There is a counter-argument. My writing—regardless of my mood—is a spiritual endeavor and writing about depression and suicide might save lives, including my own.
Writing about my depression briefly relieves my pain. The moment I describe what I’m feeling, I no longer feel (as) depressed.
As we say, write or read a word—the second we “have it”—the word slips away along with its meaning. I write down “depression”; depression and its meaning(lessness) slip my mind, only to return.
A pessimist might argue that writing about depression is a symptom of my depression. I say that as long as I’m writing about something I’m not lying in bed all day in a bad brood.
Soren Kierkegaard: “In my great melancholy, I loved life, for I love my melancholy.”
Albert Camus: “There is no love of life without despair about life.”
Kurt Cobain: “I miss the comfort in being sad.”
Kierkegaard believed in God. Camus believed in Absurdism. Cobain believed in Nirvana.
All three, I believe, are no longer with us.
There’s a rare condition called lexical-gustatory synesthesia in which people involuntarily experience food tastes when they hear, read or say a word.
I’m allergic to milk. A severe reaction can lead to anaphylactic shock, which isn’t fun.
If I were also allergic to words, would uttering “milk” make me swell-spoken?
In college I wrote a story about the time milk almost killed me in the fifth grade. People thought I was exaggerating my symptoms. I wasn’t.
If you must write, risk your life to write. Every sentence, in the end, is a death sentence.
If writing doesn’t make you sick to your stomach, you’re not doing it right.
Jean Baudrillard: “Cipher, don’t decipher.”
Translation: Keep to yourself. Keep something of yourself for yourself. Keep something of yourself from yourself. Commit silence.
How shall we write silence? How shall we write in silence? In what tone does silence not-write?
Knot-writing. Bound books. Unsafe words. Writing is seen as emotional release. It’s first and foremost a building of tension. Writing complicates. Writing frustrates.
If you must write a memoir, don’t spill your guts. Deflect reflection. Let sleeping Freudians lie.
Engage like a mistress in tease and denial. Put a hand over your mouth. Hand over your mouth. Muffle your dreams.
Looking to s(h)elf-publish? Write books nobody reads to be a better person. Be nobody yourself. Inspire readers to do nothing, to say no to being themselves for once. Give the floor to each reader’s No-Self. Write No-Self help books.
Ingeborg Bachmann: “I am writing with my burnt hand about the nature of fire.”
Some questions. Some thoughts.
Where is this fire? Perhaps you’re full of passion, to the point of pain.
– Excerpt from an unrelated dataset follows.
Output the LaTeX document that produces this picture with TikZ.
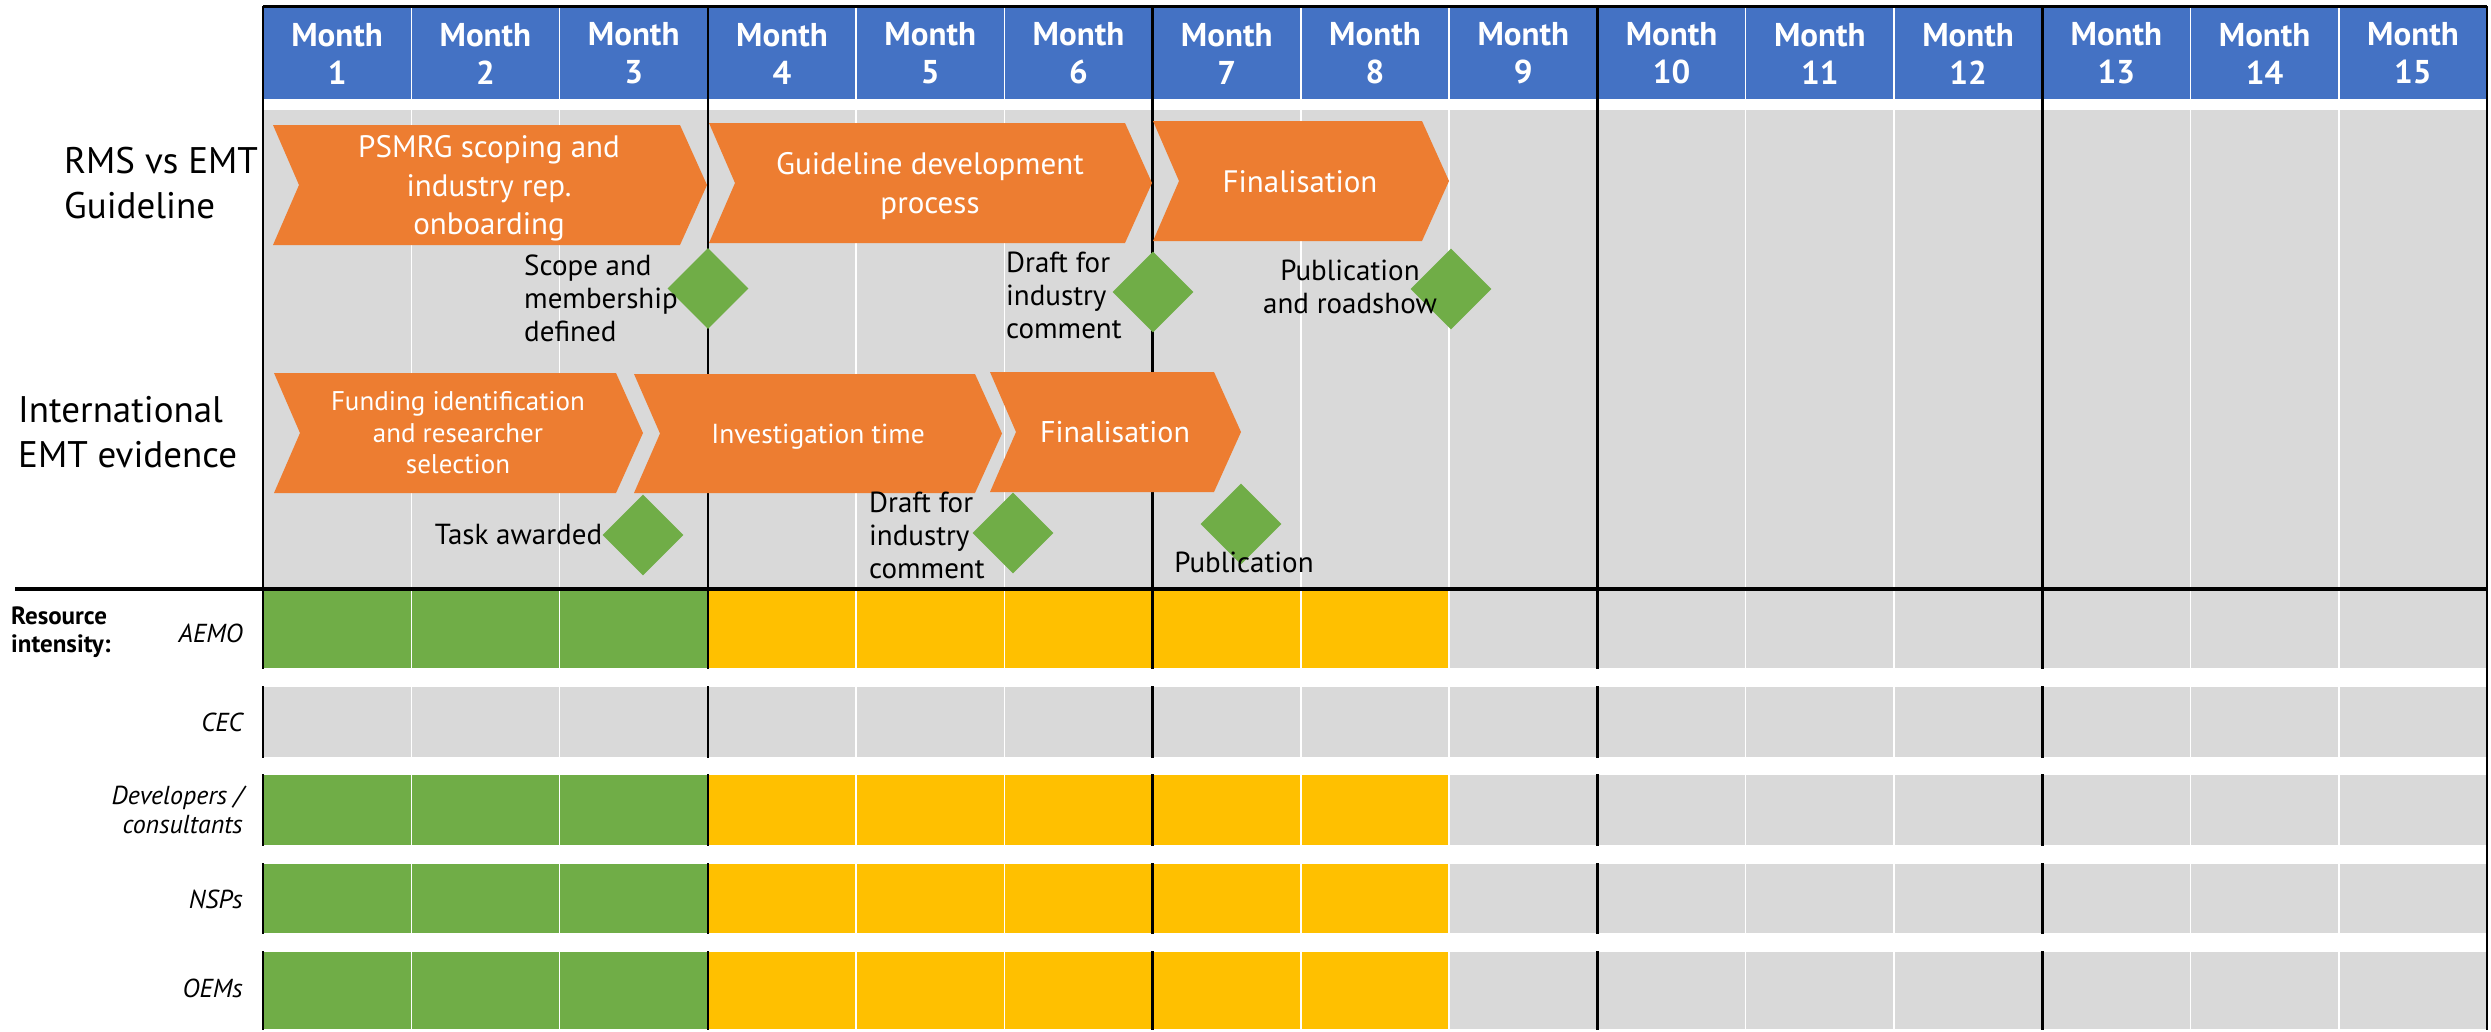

Should it read instead: “I am writing with my burnt hand about the nature of fire within me”?
“About the nature of fire.” Are you holding your hand to the fire? Is it hovering above the flames? Why don’t you remove it?
It sounds like you’re using your hand to write. Another way of seeing things: Is your hand writing all by itself? Are you writing alongside it? Is your body, minus your burnt hand, writing its own material?
Are you using your write hand?
Words can contain fire—a fiery speech, inflammatory language—but words can’t contain a fire, can’t command a fire to stop burning. If we’re angry when we write, are we playing with ire?
When you wrote or spoke this line, were you aware, Ingeborg Bachmann, that a fire in your bedroom would contribute to your death in 1973 at the age of 47? Did you enjoy your last cigarette?